Microsoft Office 365 is expected to benefit from the acquisition of the artificial intelligence service which can automatically set up coffee meets and more
Productivity and scheduling startup Genee announced its acquisition by tech giant Microsoft. In a blog post, Genee pointed out that it has “been two and a half years since we let Genee out of the bottle.” The service aims to optimize and coordinate meeting scheduling processes by utilizing artificial intelligence (AI), chat bots, and natural language processing. Genee’s own service will cease operations from September 1, 2016.
As a result, users who made calendar entries through Genee will still have access to them. The app will just not send reminders and agendas to users, meaning that users will have to (at least temporarily) rely on more old-fashioned methods to get their reminders. Even though it was launched two years ago, Genee interestingly thanked users who took part in “Genee's private and public betas.” The blog post did not suggest any alternatives that users could employ in the meantime.
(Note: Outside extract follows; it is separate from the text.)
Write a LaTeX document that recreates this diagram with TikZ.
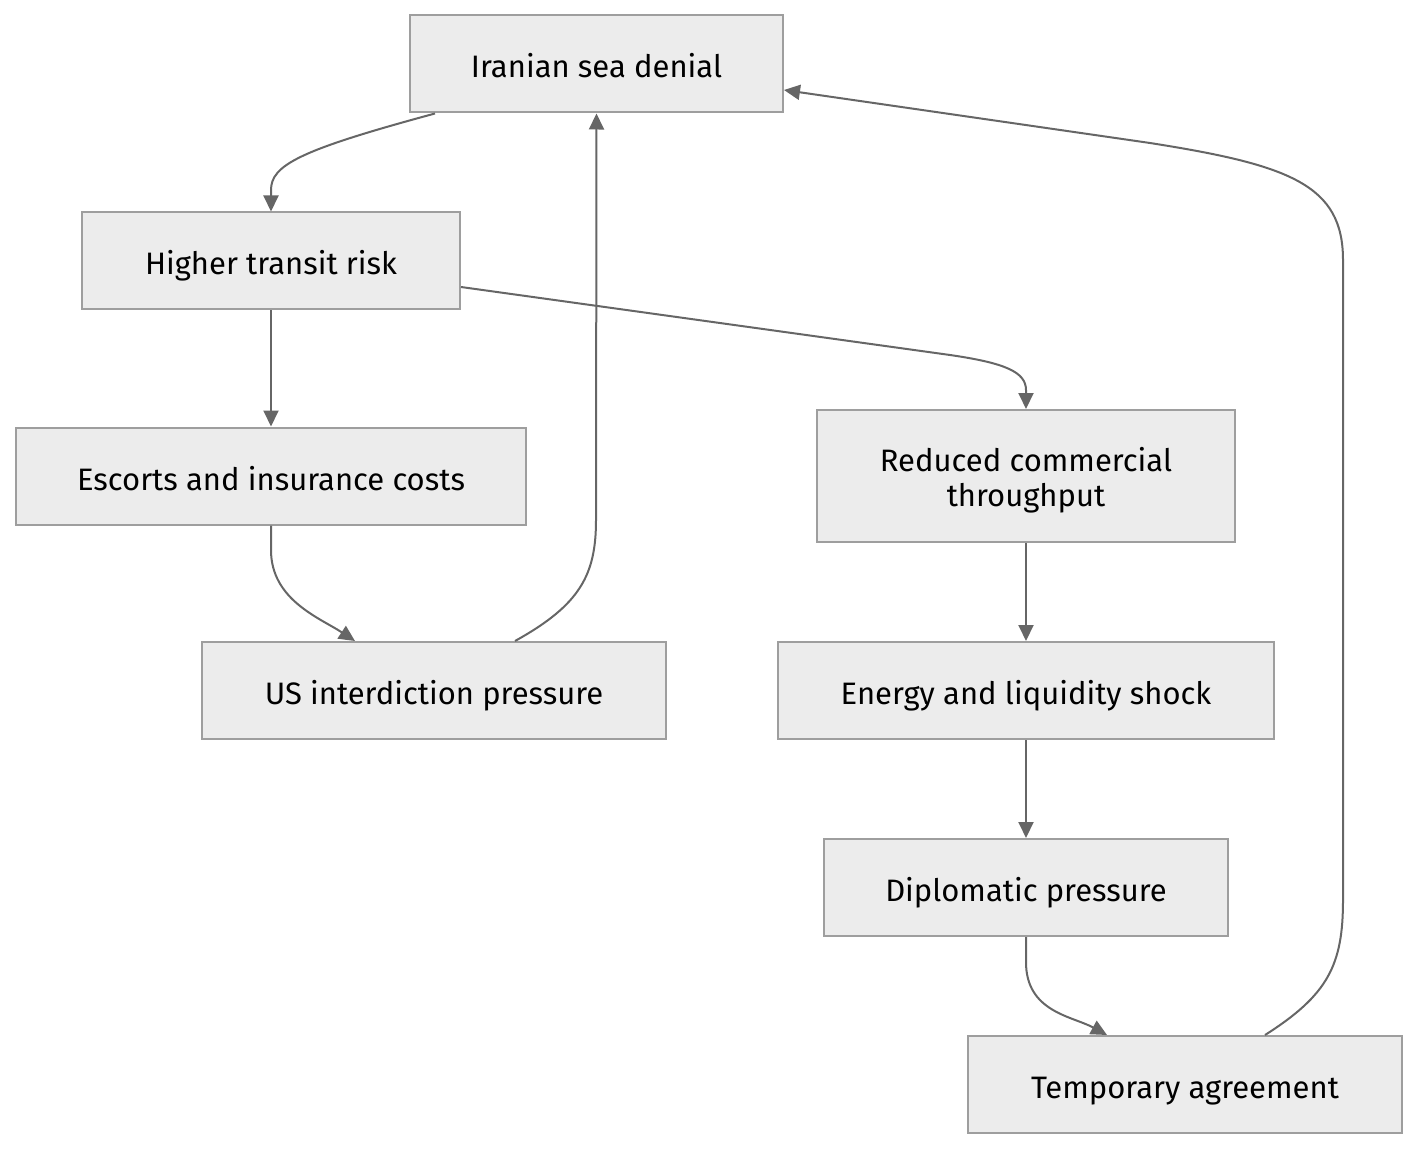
\documentclass[tikz,border=0pt]{standalone}
\usepackage{fontspec}
\setmainfont{Fira Sans}
\usepackage{xcolor}
\usetikzlibrary{arrows.meta}
\definecolor{boxfill}{HTML}{ECECEC}
\definecolor{boxline}{HTML}{9E9E9E}
\definecolor{edgeline}{HTML}{666666}
\tikzset{
	box/.style={draw=boxline,fill=boxfill,line width=2pt,align=center,
		font=\fontsize{31}{35}\selectfont,inner sep=0pt,minimum height=97pt,
		text height=28pt,text depth=0pt},
	edge/.style={draw=edgeline,line width=2pt,
		-{Triangle[length=16pt,width=15pt]}}
}
\begin{document}
\begin{tikzpicture}[x=1pt,y=-1pt]
	\useasboundingbox (0,0) rectangle (1419,1150);
	% boxes
	\node[box,minimum width=373pt] (iran) at (596.5,64) {Iranian sea denial};
	\node[box,minimum width=378pt] (risk) at (271,261) {Higher transit risk};
	\node[box,minimum width=510pt] (cost) at (271,476) {Escorts and insurance costs};
	\node[box,minimum width=464pt] (us) at (434,690.5) {US interdiction pressure};
	\node[box,minimum width=418pt,minimum height=132pt,text height=61pt] (flow) at (1026,476) {Reduced commercial\\throughput};
	\node[box,minimum width=496pt] (shock) at (1026,690.5) {Energy and liquidity shock};
	\node[box,minimum width=404pt] (diplo) at (1026,887.5) {Diplomatic pressure};
	\node[box,minimum width=434pt] (deal) at (1185,1084.5) {Temporary agreement};
	% edges
	\draw[edge] ([xshift=-161.5pt]iran.south) .. controls (300,150) and (271,165) .. (271,190) -- (risk.north);
	\draw[edge] (risk.south) -- (cost.north);
	\draw[edge] ([yshift=-26pt]risk.east) -- (950,355) .. controls (1005,363) and (1026,372) .. (1026,390) -- (flow.north);
	\draw[edge] (cost.south) -- (271,550) .. controls (271,600) and (320,618) .. ([xshift=-79pt]us.north);
	\draw[edge] ([xshift=81pt]us.north) .. controls (580,605) and (596,575) .. (596,520) -- (iran.south);
	\draw[edge] (flow.south) -- (shock.north);
	\draw[edge] (shock.south) -- (diplo.north);
	\draw[edge] (diplo.south) -- (1026,962) .. controls (1026,1012) and (1072,1016) .. ([xshift=-78pt]deal.north);
	\draw[edge] ([xshift=80pt]deal.north) .. controls (1328,995) and (1343,965) .. (1343,900) -- (1343,260)
		.. controls (1343,185) and (1290,165) .. (1150,143) -- ([yshift=-26pt]iran.east);
\end{tikzpicture}
\end{document}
Genee Co-Founders, Ben Cheung and Charles Lee, claimed that they viewed Microsoft as “the leader in personal and enterprise productivity, AI, and virtual assistant technologies.” The co-founders further added that they “look forward to bringing our passion and expertise to a team that is committed to delivering cutting-edge language and intelligence services.”
Microsoft Corporate VP of Outlook and Office 365, Rajesh Jha, authored an official Microsoft blog post, praising Genee’s natural language processing and optimized decision-making algorithms. He said that with Genee’s solution, “interacting with a virtual assistant is just like interacting with a human one.” Mr. Jha gave the example of meeting a customer for coffee, whereby users simply need to CC Genee in the email sent to the customer. Genee will look at key words and phrases to determine an appropriate meeting time, and will email the customer with free time slots in the calendar, as well as preferences. It can also send out invites on the user’s behalf.
It is not entirely clear whether Microsoft will keep Genee's name or branding when integrating the service into Office 365. It will be interesting to see if the auto-scheduling AI service is called Genee or some variant of Office 365. Microsoft Corporation might be better off keeping the original branding, but the company might choose to revamp the branding to make it seem like the acquisition was an original idea.
Regardless of the name, the service will certainly add to Microsoft Office 365’s repertoire. The feature can be particularly useful when combined with outlook to schedule meetings. This will also make the Microsoft’s subscription-based offering more attractive. Users will get more options for their money, and Genee’s services will arguably be available to a much wider audience as a result.
This also adds to Microsoft’s acquisition of other services such as Swiftkey, and LinkedIn, the professional social network. Unlike those acquisitions, Genee might require some tweaking before the masses can use it. For example, users should easily be able to turn off the auto-scheduling feature if they do not want every email discussion to turn into a scheduled meeting. This can happen if key phrases happen to be present in a conversation, even if the sender or recipient does not plan to initiate a meet-up. Microsoft will hope that Genee’s AI is advanced enough to take care of such an issue should it arise.
All in all, the acquisition seems like a smart one. It is good to see Microsoft explaining the reasons behind the purchase; Apple tends to give a quite generic answer about how it habitually acquires smaller companies from time to time. Microsoft hopes that Genee’s features will encourage business and other users to update their calendars frequently, in turn using Office 365’s other products more as a result. It remains to be seen how successful it will be.